= Eastern Sierra Institute for Collaborative Education =

ESICE Eastern Sierra Institute for Collaborative Education (ESICE) is a 501 (C)(3) nonprofit that was incorporated in 1997 and creates educational opportunities for people of all ages. The Institute is based at the University of California White Mountain Research Station. ESICE focuses on improved communication of scientific information to the public. ESICE provides a range of innovative educational programs that focus on collaborative approaches to life sciences, environment, and social issues.

==Programs==
The Eastern Sierra Institute for Collaborative Education is a non-profit organization that supports innovative education collaboration to address real-world environmental and social issues.

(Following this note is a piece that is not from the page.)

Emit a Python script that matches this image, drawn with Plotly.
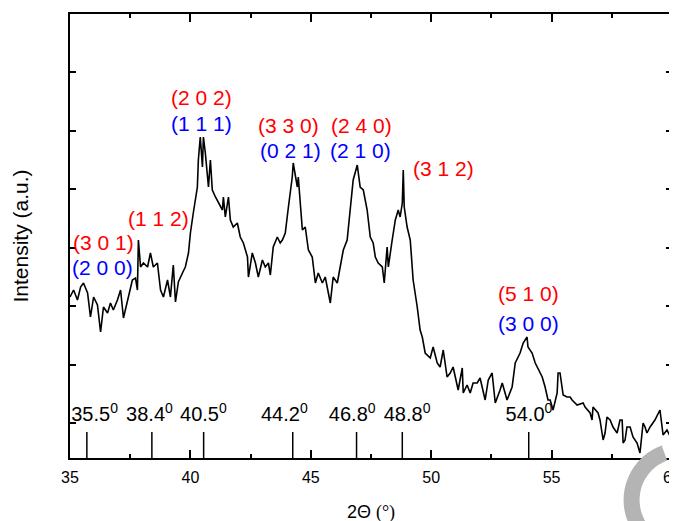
import math
import plotly.graph_objects as go

# ---------------- data ----------------
two_theta = [
    35.00, 35.15, 35.31, 35.44, 35.56, 35.73, 35.85, 35.98, 36.14, 36.27,
    36.39, 36.56, 36.68, 36.80, 36.97, 37.10, 37.22, 37.39, 37.51, 37.59,
    37.72, 37.80, 37.84, 37.93, 38.05, 38.22, 38.34, 38.46, 38.63, 38.76,
    38.88, 39.05, 39.17, 39.29, 39.38, 39.50, 39.67, 39.79, 39.92, 40.00,
    40.12, 40.29, 40.33, 40.41, 40.50, 40.54, 40.62, 40.75, 40.83, 40.91,
    41.04, 41.16, 41.33, 41.37, 41.45, 41.58, 41.66, 41.78, 41.95, 42.07,
    42.20, 42.37, 42.41, 42.57, 42.70, 42.82, 42.99, 43.11, 43.24, 43.32,
    43.44, 43.61, 43.73, 43.82, 43.94, 44.07, 44.23, 44.27, 44.44, 44.48,
    44.56, 44.65, 44.77, 44.90, 45.06, 45.19, 45.31, 45.48, 45.60, 45.73,
    45.81, 45.93, 46.10, 46.22, 46.35, 46.51, 46.64, 46.76, 46.93, 47.05,
    47.18, 47.34, 47.47, 47.59, 47.68, 47.80, 47.97, 48.05, 48.17, 48.22,
    48.38, 48.51, 48.63, 48.71, 48.80, 48.84, 48.88, 49.00, 49.13, 49.25,
    49.42, 49.54, 49.63, 49.75, 49.96, 50.08, 50.25, 50.37, 50.50, 50.66,
    50.79, 50.91, 51.12, 51.29, 51.33, 51.49, 51.62, 51.74, 51.91, 52.03,
    52.24, 52.37, 52.53, 52.66, 52.86, 52.95, 53.15, 53.28, 53.36, 53.49,
    53.69, 53.82, 53.98, 54.02, 54.19, 54.32, 54.40, 54.61, 54.73, 54.85,
    54.94, 55.06, 55.23, 55.27, 55.35, 55.48, 55.64, 55.77, 55.85, 56.06,
    56.31, 56.39, 56.60, 56.68, 56.72, 56.93, 57.01, 57.14, 57.22, 57.30,
    57.43, 57.55, 57.72, 57.84, 57.93, 57.97, 58.05, 58.13, 58.26, 58.38,
    58.55, 58.67, 58.80, 58.88, 58.96, 59.09, 59.29, 59.50, 59.63, 59.79,
    60.00,
]
intensity = [
    161, 168, 158, 171, 175, 165, 141, 161, 153, 126,
    151, 145, 155, 148, 158, 168, 140, 158, 170, 178,
    180, 168, 218, 191, 195, 191, 205, 191, 195, 168,
    161, 178, 161, 193, 156, 176, 185, 191, 205, 225,
    245, 271, 298, 321, 291, 321, 305, 271, 298, 268,
    261, 255, 248, 261, 241, 261, 238, 231, 235, 221,
    215, 201, 181, 205, 195, 181, 198, 191, 195, 183,
    211, 221, 215, 218, 225, 251, 281, 295, 271, 281,
    255, 228, 231, 208, 201, 175, 185, 175, 181, 165,
    155, 181, 175, 191, 208, 218, 251, 278, 293, 271,
    268, 248, 221, 215, 201, 195, 191, 175, 211, 191,
    218, 238, 248, 241, 255, 288, 251, 231, 218, 178,
    151, 128, 121, 105, 100, 111, 95, 91, 108, 81,
    85, 91, 68, 90, 65, 73, 65, 75, 75, 80,
    58, 78, 85, 55, 68, 75, 58, 65, 71, 95,
    105, 115, 121, 111, 105, 95, 91, 81, 71, 58,
    58, 48, 65, 85, 85, 63, 61, 61, 58, 53,
    55, 51, 45, 38, 51, 45, 38, 18, 25, 41,
    38, 31, 25, 38, 38, 15, 18, 31, 31, 21,
    15, 5, 35, 31, 25, 31, 38, 48, 23, 28,
    18,
]

# reference peak positions (stick marks) and their labels
peak_pos = [35.7, 38.4, 40.55, 44.25, 46.9, 48.8, 54.05]
peak_labels = ["35.5", "38.4", "40.5", "44.2", "46.8", "48.8", "54.0"]
peak_label_x = [36.02, 38.30, 40.54, 43.90, 46.72, 49.00, 54.06]
stick_height = 26
peak_label_y = 42

# Miller-index labels
hkl_text = ["(2 0 2)", "(1 1 1)", "(3 3 0)", "(0 2 1)", "(2 4 0)", "(2 1 0)",
            "(3 1 2)", "(5 1 0)", "(3 0 0)", "(1 1 2)", "(3 0 1)", "(2 0 0)"]
hkl_color = ["red", "blue", "red", "blue", "red", "blue",
             "red", "red", "blue", "red", "red", "blue"]
hkl_x = [40.46, 40.46, 44.07, 44.15, 47.10, 47.05, 50.50, 54.02, 54.02, 38.67, 36.39, 36.35]
hkl_y = [361, 335, 333, 308, 333, 308, 290, 165, 135, 240, 216, 191]

FONT = "Arial, 'Liberation Sans', sans-serif"

fig = go.Figure()

# peak position labels (drawn first so the curve sits above them)
fig.add_trace(go.Scatter(
    x=peak_label_x, y=[peak_label_y] * len(peak_label_x),
    mode="text",
    text=[f"{t}<sup>0</sup>" for t in peak_labels],
    textposition="middle center",
    textfont=dict(family=FONT, size=20, color="black"),
    hoverinfo="skip", showlegend=False,
))

# stick marks
sx, sy = [], []
for p in peak_pos:
    sx += [p, p, None]
    sy += [0, stick_height, None]
fig.add_trace(go.Scatter(
    x=sx, y=sy, mode="lines",
    line=dict(color="black", width=1.5),
    hoverinfo="skip", showlegend=False,
))

# XRD pattern
fig.add_trace(go.Scatter(
    x=two_theta, y=intensity, mode="lines",
    line=dict(color="black", width=1.6),
    showlegend=False,
))

for t, c, x, y in zip(hkl_text, hkl_color, hkl_x, hkl_y):
    fig.add_annotation(x=x, y=y, text=t, showarrow=False,
                       font=dict(family=FONT, size=21, color=c),
                       xanchor="center", yanchor="middle")

# page offset of the plot div (default 8px body margin)
OFF = 8
# plot area in page pixels
L, R, T, B = 69.5, 672.5, 14, 458
W, H = R - L, B - T
FIG_W, FIG_H = 677, 521

# watermark crescent at the lower right (layout decoration)
cx, cy, ro, ri = 682, 500, 58, 42
pts = []
angs = [math.radians(a) for a in range(250, 119, -5)]
for a in angs:
    pts.append((cx + ro * math.cos(a), cy + ro * math.sin(a)))
for a in reversed(angs):
    pts.append((cx + ri * math.cos(a), cy + ri * math.sin(a)))
path = "M " + " L ".join(f"{(px - L) / W:.4f},{(B - py) / H:.4f}" for px, py in pts) + " Z"
fig.add_shape(type="path", path=path, xref="paper", yref="paper",
              fillcolor="#b4b4b4", line=dict(width=0), layer="above")

fig.update_layout(
    width=FIG_W, height=FIG_H,
    margin=dict(l=L - OFF, r=FIG_W - (R - OFF), t=T - OFF, b=FIG_H - (B - OFF), autoexpand=False),
    paper_bgcolor="white", plot_bgcolor="white",
    font=dict(family=FONT, color="black"),
    xaxis=dict(
        range=[35, 60], dtick=5, tick0=35, automargin=False,
        ticks="inside", ticklen=8, tickwidth=1.5, tickcolor="black",
        minor=dict(ticks="inside", ticklen=4, dtick=2.5, tickwidth=1.5, tickcolor="black", showgrid=False),
        showline=True, linewidth=1.5, linecolor="black", mirror="ticks",
        showgrid=False, zeroline=False, ticklabelstandoff=4,
        tickfont=dict(family=FONT, size=16, color="black"),
        title=dict(text="2\u0398 <span style=\"font-family:'Liberation Serif', 'Times New Roman', serif\">(°)</span>",
                   font=dict(family=FONT, size=18, color="black"), standoff=20),
    ),
    yaxis=dict(
        range=[0, 444], tick0=35, dtick=58.5, automargin=False,
        ticks="inside", ticklen=6, tickwidth=1.5, tickcolor="black",
        showticklabels=False,
        showline=True, linewidth=1.5, linecolor="black", mirror="ticks",
        showgrid=False, zeroline=False,
        title=dict(text="Intensity (a.u.)", font=dict(family=FONT, size=21, color="black"), standoff=34),
    ),
)

fig.write_html("out.html")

===Eastern Sierra Watershed Project===
ESICE programs include the Eastern Sierra Watershed Project, an experiential education program for elementary and middle school students to learn about unique Eastern Sierra ecosystems and natural resources. The program applies required science studies to real-life situations, such as the historic re-watering of the Lower Owens River. In the program, students collect scientific data, and they approximate changes in the river ecosystems based on the data they collected.

===Roadside Heritage===
ESICE also conceived, developed, and brought about the implementation of the Roadside Heritage program, which engages middle school students in collecting interviews with knowledgeable citizens, and research to create high-quality audio programs for motorists traveling through the region.

==Partners==
The institute partners with a variety of government agencies, non-profits, academic organizations, and corporations.